For some of the VSU students taking part in international exchange programmes, the next term is going to be quite a change, as they will have to adapt to a different environment, a different culture, and, what's more, to a different education system. But they will not just study and practice their language skills. They will also represent our university and help to form its international image.
To make it all easier for these students, we've asked those who are studying in Germany this term, to tell us about their first days abroad.
Humboldt University (Berlin)
– “I'm really grateful to our university and to the Faculty of History for giving me the chance to study at the Humboldt University for a full academic term. It's great to be here! Of course, I've got to get used to many things such as the dormitory for international students, and various types of public transport (underground, above-ground subway, trams, buses, and trains). But there is a special introductory course for the international students in the very beginning, which helps a lot. In my research, I am now focusing on the Russian immigrants in Berlin in the XX century. So now I'm trying to "feel" Berlin, see how it lives, and live its life myself. When I walk through Charlottenburg, the region where most of the Russian immigrants lived in the 20s, I try to imagine all the meetings and evenings held here by various Russian artists, writers, and musicians. Studying here in Berlin, I also have a chance to go to various archives and libraries and find the necessary materials that are not available back in Voronezh. I hope to find out more about the life of the Russian immigrants here, and make others aware of it. I really don't want all those people to be forgotten. And I will be happy if I can do something that really matters” - said Lyudmila Karebina, a third-year student at the Faculty of History.
Martin Luther University of Halle-Wittenberg
– “With all its welcoming parties, free public transport, discounts in cafés and theatres, and sports facilities of various types (fitness, yoga, dancing, skiing, swimming, etc.), Halle is a wonderful place for students. Here you can meet students from all over the world, and, apart from language practice, it's a good chance to learn more about new cultures as well as to look at your own culture from a different point of view. And, of course, the university itself is great. There are some problems with the Internet connection here, which makes it a bit difficult, but on the whole studying here is great. Every student has their personal accounts on the university's Internet portal where they get all the study materials, their home-tasks, and information about classes. It's really interesting to study here, especially to meet people and listen to their stories about how they have come to be here. Some of them moved from Russia, so they speak both Russian and German fluently. Others moved when they were little kids and haven't learned Russian, so now, when the family come together and speak Russian, they don't understand a single word, although they'd love to. Some of them have been studying Russian for two months, others – for half a year” – Sofia Senchenkova, a second-year student at the Faculty of Philology told us.

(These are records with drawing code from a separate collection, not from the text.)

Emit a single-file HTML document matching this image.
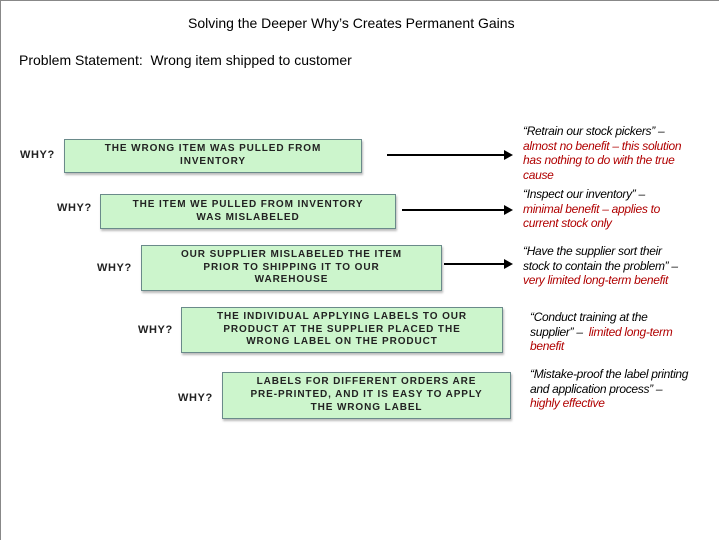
<!DOCTYPE html>
<html><head><style>
body{margin:0;width:720px;height:540px;position:relative;background:#fff;font-family:"Liberation Sans",sans-serif;overflow:hidden}
.frame{position:absolute;left:0;top:0;width:719px;height:540px;border-top:1px solid #888;border-left:1px solid #888;box-sizing:border-box}
.t{position:absolute;font-size:14px;color:#000;white-space:nowrap}
.box{position:absolute;background:#ccf5cc;border:1px solid #6a8a8a;box-shadow:1px 2px 2px #bbb;display:flex;align-items:center;justify-content:center;text-align:center;font-weight:bold;font-size:10px;text-transform:uppercase;letter-spacing:0.9px;line-height:12.8px;color:#222;box-sizing:border-box;white-space:nowrap}
.why{position:absolute;font-weight:bold;font-size:11px;color:#222;letter-spacing:0.6px}
.r{position:absolute;font-size:12px;font-style:italic;line-height:14.5px;color:#b00000;white-space:nowrap;letter-spacing:-0.3px}
.r b{font-weight:normal;color:#000}
</style></head><body>
<div class="frame"></div>
<div class="t" style="left:188px;top:15px">Solving the Deeper Why’s Creates Permanent Gains</div>
<div class="t" style="left:19px;top:52px">Problem Statement:&nbsp; Wrong item shipped to customer</div>

<div class="why" style="left:20px;top:149px">WHY?</div>
<div class="box" style="left:64px;top:139px;width:298px;height:34px">The wrong item was pulled from<br>inventory</div>
<div class="why" style="left:57px;top:202px">WHY?</div>
<div class="box" style="left:100px;top:194px;width:296px;height:35px">The item we pulled from inventory<br>was mislabeled</div>
<div class="why" style="left:97px;top:262px">WHY?</div>
<div class="box" style="left:141px;top:245px;width:301px;height:46px">Our supplier mislabeled the item<br>prior to shipping it to our<br>warehouse</div>
<div class="why" style="left:138px;top:324px">WHY?</div>
<div class="box" style="left:181px;top:307px;width:322px;height:46px">The individual applying labels to our<br>product at the supplier placed the<br>wrong label on the product</div>
<div class="why" style="left:178px;top:392px">WHY?</div>
<div class="box" style="left:222px;top:372px;width:289px;height:47px">Labels for different orders are<br>pre-printed, and it is easy to apply<br>the wrong label</div>

<svg style="position:absolute;left:0;top:0" width="720" height="540">
<g stroke="#000" stroke-width="2"><line x1="387" y1="155" x2="505" y2="155"/><line x1="402" y1="210" x2="505" y2="210"/><line x1="444" y1="264" x2="505" y2="264"/></g>
<g fill="#000"><polygon points="504,150 513,155 504,160"/><polygon points="504,205 513,210 504,215"/><polygon points="504,259 513,264 504,269"/></g>
</svg>

<div class="r" style="left:523px;top:124px"><b>“Retrain our stock pickers” –</b><br>almost no benefit – this solution<br>has nothing to do with the true<br>cause</div>
<div class="r" style="left:523px;top:187px"><b>“Inspect our inventory” –</b><br>minimal benefit – applies to<br>current stock only</div>
<div class="r" style="left:523px;top:244px"><b>“Have the supplier sort their</b><br><b>stock to contain the problem” –</b><br>very limited long-term benefit</div>
<div class="r" style="left:530px;top:310px"><b>“Conduct training at the</b><br><b>supplier” –</b>&nbsp; limited long-term<br>benefit</div>
<div class="r" style="left:530px;top:367px"><b>“Mistake-proof the label printing</b><br><b>and application process” –</b><br>highly effective</div>
</body></html>
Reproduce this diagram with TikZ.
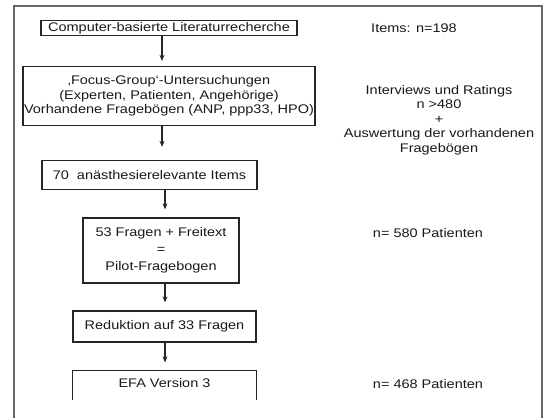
\documentclass[tikz,border=0pt]{standalone}
\usepackage{fontspec}
\setmainfont{Liberation Sans}[FakeStretch=1.16]
\usetikzlibrary{arrows.meta}
\begin{document}
\begin{tikzpicture}[x=1pt,y=-1pt,
  box/.style={draw=black!85,line width=1.3pt,inner sep=0pt,align=center,text=black!90,font=\fontsize{12.5}{14.6}\selectfont},
  info/.style={inner sep=0pt,align=center,text=black!90,font=\fontsize{12.5}{14.6}\selectfont},
  arr/.style={-{Stealth[length=6pt,width=5pt]},line width=1.3pt,black!85,shorten >=8pt}]
\useasboundingbox (0,0) rectangle (545,418);
\draw[black!60,line width=1.6pt] (14,418) -- (14,6) -- (542,6) -- (542,418);

\draw 	(169,28) node[box,minimum width=256pt,minimum height=15pt](b1){Computer-basierte Literaturrecherche}
		(169,96) node[box,minimum width=292pt,minimum height=59pt](b2){‚Focus-Group‘-Untersuchungen\\(Experten, Patienten, Angehörige)\\Vorhandene Fragebögen (ANP, ppp33, HPO)}
		(149.5,175) node[box,minimum width=215pt,minimum height=29pt](b3){70\ \ anästhesierelevante Items}
		(161,250.5) node[box,minimum width=156pt,minimum height=65pt,font=\fontsize{12.5}{17}\selectfont](b4){53 Fragen + Freitext\\=\\Pilot-Fragebogen}
		(164.5,326.5) node[box,minimum width=183pt,minimum height=31pt](b5){Reduktion auf 33 Fragen}
		(164.5,383) node[box,draw=none,minimum width=183pt,minimum height=24pt](b6){EFA Version 3};
% last box is cut off at the bottom
\coordinate (cut) at (0,400);
\draw[black!85,line width=1.3pt] (b6.north west |- cut) -- (b6.north west) -- (b6.north east) -- (b6.north east |- cut);

\draw 	(414,28) node[info](n1){Items: n=198}
		(439,120) node[info](n2){Interviews und Ratings\\n >480\\+\\Auswertung der vorhandenen\\Fragebögen}
		(428,233) node[info](n3){n= 580 Patienten}
		(428,384) node[info](n4){n= 468 Patienten};

\path[arr]
    (b1.south -| 162,0) edge[shorten >=5pt] (b2.north -| 162,0)
    (b2.south -| 162,0) edge[shorten >=13pt] (b3.north -| 162,0)
    (b3.south -| 165,0) edge (b4.north -| 165,0)
    (b4.south -| 165,0) edge (b5.north -| 165,0)
    (b5.south -| 165,0) edge (b6.north -| 165,0);
\end{tikzpicture}
\end{document}
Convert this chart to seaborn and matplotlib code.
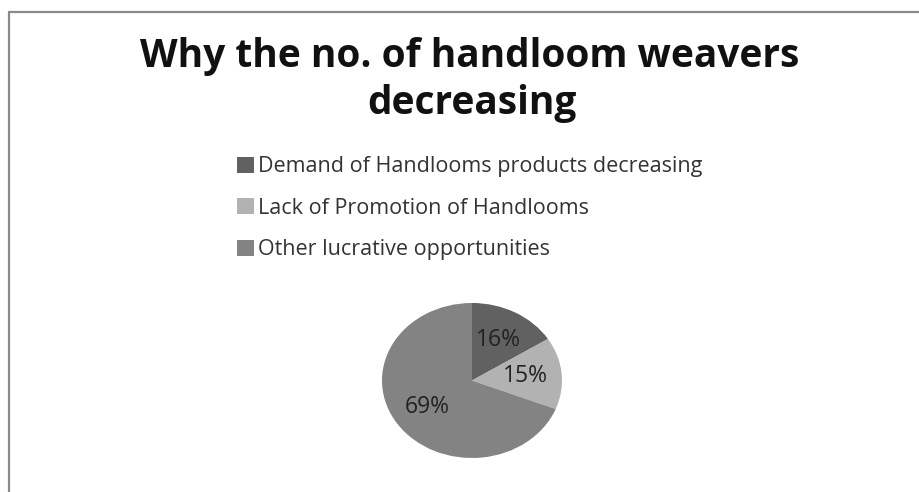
import matplotlib
matplotlib.use("Agg")
import matplotlib.pyplot as plt
from matplotlib.lines import Line2D
import seaborn as sns

# Survey shares: reasons behind the falling number of handloom weavers
reasons = [
    "Demand of Handlooms products decreasing",
    "Lack of Promotion of Handlooms",
    "Other lucrative opportunities",
]
shares = [16, 15, 69]
slice_colors = ["#616161", "#b2b2b2", "#838383"]

sns.set_theme(style="white")
plt.rcParams["font.family"] = ["Open Sans", "DejaVu Sans"]

W, H = 919, 492
fig = plt.figure(figsize=(W / 100, H / 100), dpi=100)
fig.patch.set_facecolor("white")

palette = sns.color_palette(slice_colors)

# Pie axes: stretched slightly wider than tall
cx, cy, rx, ry = 472, 380.5, 90, 77.5
ax = fig.add_axes([(cx - rx) / W, (H - cy - ry) / H, 2 * rx / W, 2 * ry / H])
wedges, texts, autotexts = ax.pie(
    shares,
    colors=palette,
    startangle=90,
    counterclock=False,
    autopct=lambda p: f"{p:.0f}%",
    pctdistance=0.6,
    wedgeprops=dict(linewidth=0),
    textprops=dict(fontsize=16.5, color="#222222"),
)
ax.set_aspect("auto")
ax.set_xlim(-1, 1)
ax.set_ylim(-1, 1)
ax.axis("off")

# Title
title_kw = dict(ha="center", va="baseline", fontsize=28, fontweight="bold",
                color="#111111")
fig.text(470 / W, 1 - 67 / H, "Why the no. of handloom weavers", **title_kw)
fig.text(472 / W, 1 - 114 / H, "decreasing", **title_kw)

# Legend
fig.legend(
    wedges, reasons,
    loc="upper left",
    bbox_to_anchor=(218 / W, 1 - 137 / H),
    frameon=False,
    fontsize=15.5,
    labelcolor="#333333",
    handlelength=0.75,
    handleheight=0.75,
    handletextpad=0.2,
    labelspacing=0.95,
)

# Frame lines along the top and left edges
frame_kw = dict(color="#8a8a8a", linewidth=1.6, transform=fig.transFigure)
fig.add_artist(Line2D([9 / W, 1.0], [1 - 12 / H, 1 - 12 / H], **frame_kw))
fig.add_artist(Line2D([9 / W, 9 / W], [1 - 12 / H, 0.0], **frame_kw))

fig.savefig("out.png", dpi=100, facecolor="white")
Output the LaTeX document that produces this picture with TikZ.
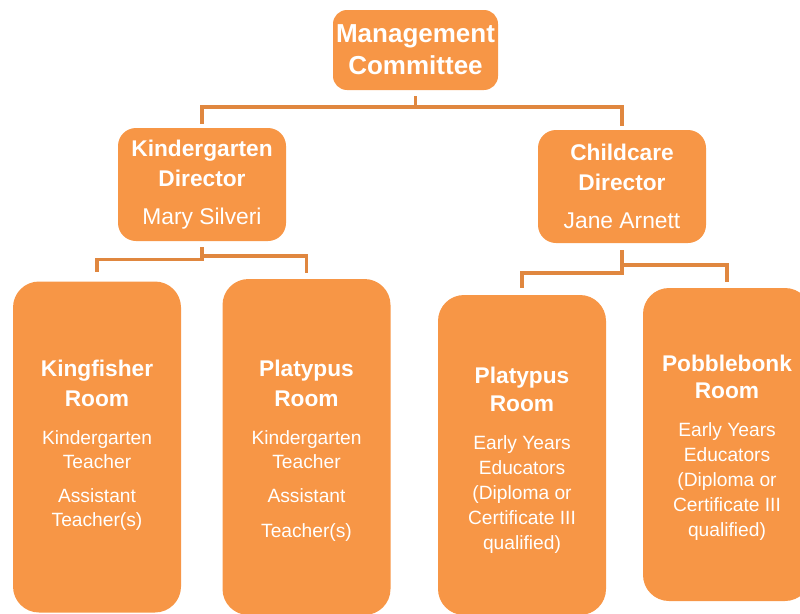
\documentclass[tikz,border=0pt]{standalone}
\usepackage{fontspec}
\setmainfont{Liberation Sans}
\definecolor{boxorange}{RGB}{247,150,70}
\definecolor{linkorange}{RGB}{224,135,63}
\newcommand{\boxhead}[1]{{\fontsize{22.7}{27}\selectfont\bfseries #1}}
\tikzset{
  orgbox/.style={fill=boxorange, text=white, align=center, inner sep=0pt,
    font=\fontsize{19.2}{24}\selectfont},
  dirbox/.style={orgbox, rounded corners=18pt, minimum width=168pt, minimum height=113pt},
  roombox/.style={fill=boxorange, rounded corners=26pt, minimum width=168pt},
  roomtext/.style={text=white, align=center, inner sep=0pt, font=\fontsize{19.2}{#1}\selectfont},
  roomtext/.default=24,
  link/.style={draw=linkorange, line width=3.6pt}
}
\begin{document}
\begin{tikzpicture}[x=1pt,y=-1pt]
                \useasboundingbox (0,0) rectangle (800,613);
                \node (mgmt) at (415.5,50) [orgbox, rounded corners=14pt, minimum width=165pt, minimum height=80pt, font=\fontsize{26}{32}\selectfont\bfseries] {Management\\Committee};
                \node (kdir) at (202,184.5) [dirbox] {\boxhead{Kindergarten}\\[6pt]\boxhead{Director}\\[14pt]{\fontsize{22.8}{27}\selectfont Mary Silveri}};
                \node (cdir) at (622,186.5) [dirbox] {\boxhead{Childcare}\\[6pt]\boxhead{Director}\\[14pt]{\fontsize{22.8}{27}\selectfont Jane Arnett}};
                \node (king) at (97,447) [roombox, minimum height=331pt] {};
                \node (platl) at (306.5,447) [roombox, minimum height=336pt] {};
                \node (platr) at (522,455) [roombox, minimum height=320pt] {};
                \node (pobb) at (727,444.5) [roombox, minimum height=313pt] {};
                \node (kingtxt) at ([yshift=2pt]king) [roomtext] {\boxhead{Kingfisher}\\[6pt]\boxhead{Room}\\[14pt]Kindergarten\\Teacher\\[10pt]Assistant\\Teacher(s)};
                \node (platltxt) at ([yshift=-4pt]platl) [roomtext] {\boxhead{Platypus}\\[6pt]\boxhead{Room}\\[14pt]Kindergarten\\Teacher\\[10pt]Assistant\\[11pt]Teacher(s)};
                \node (platrtxt) at ([yshift=-5.5pt]platr) [roomtext=25] {\boxhead{Platypus}\\[3pt]\boxhead{Room}\\[13pt]Early Years\\Educators\\(Diploma or\\Certificate III\\qualified)};
                \node (pobbtxt) at ([yshift=-3pt]pobb) [roomtext=25] {\boxhead{Pobblebonk}\\[2pt]\boxhead{Room}\\[13pt]Early Years\\Educators\\(Diploma or\\Certificate III\\qualified)};
                \draw[link] ([yshift=-6pt]mgmt.south) -- ([yshift=-17pt]mgmt.south);
                \draw[link] ([yshift=4pt]kdir.north) |- ([yshift=-17pt]mgmt.south) -| ([yshift=4pt]cdir.north);
                \draw[link] ([yshift=-6pt]kdir.south) |- ([yshift=22pt]king.north) -- ([yshift=9pt]king.north);
                \draw[link] ([yshift=-15pt]kdir.south) -| ([yshift=6pt]platl.north);
                \draw[link] ([yshift=-7pt]cdir.south) |- ([yshift=22pt]platr.north) -- ([yshift=7pt]platr.north);
                \draw[link] ([yshift=-22pt]cdir.south) -| ([yshift=6pt]pobb.north);
            \end{tikzpicture}
\end{document}
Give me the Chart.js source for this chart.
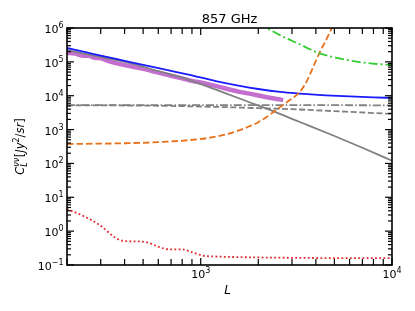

– “We were very much impressed by the architecture in Halle – every street here is so beautiful. What you really have to get used to is that all the shops are closed by 8 p.m. And they are also closed on Sundays. On the whole, people here are very friendly and helpful. The education system is quite different and you see it from the start. The good thing is, it is very easy to use public transport here. There are quite comfortable trains coming every 10-15 minutes according to a fixed schedule, so you can plan your day and be sure that you won't be late because of public transport. I've been here just for two weeks now, but I'm already enchanted by this city” - said Sofia Trepalina, a third-year student at the Faculty of Romance and Germanic Philology.
– “People here are very friendly and welcoming. You feel that they really want to help. Talking about the education system, it is quite different here from the one we have in Russia. The first week here was really exhausting as we had to set out all the formal issues, the documents, etc., as well as to choose the classes we would like to attend. And I'd say the teaching methods are quite different here. The teacher sends out all the materials to students before the lecture, and the lecture itself is then interactive – the teacher communicates with students, and not merely reads and dictates. There are a large number of international students here, and they often hold various parties and events, so it's difficult to get bored” - said Ekaterina Drobysheva, a second-year student at the Faculty of Economics.
International exchange programmes are of great value for students. A person having lived abroad for some time (even six months) is considered to be more stable and stress-resistant, more mobile, sociable and stereotype-free, which gives this person better employment opportunities. Today it's not enough to have a degree to get a good job. Employers are also interested in your professional skills, working experience, and personal qualities. Speaking a foreign language fluently can also become a great advantage, so studying abroad can be useful both in personal and professional ways.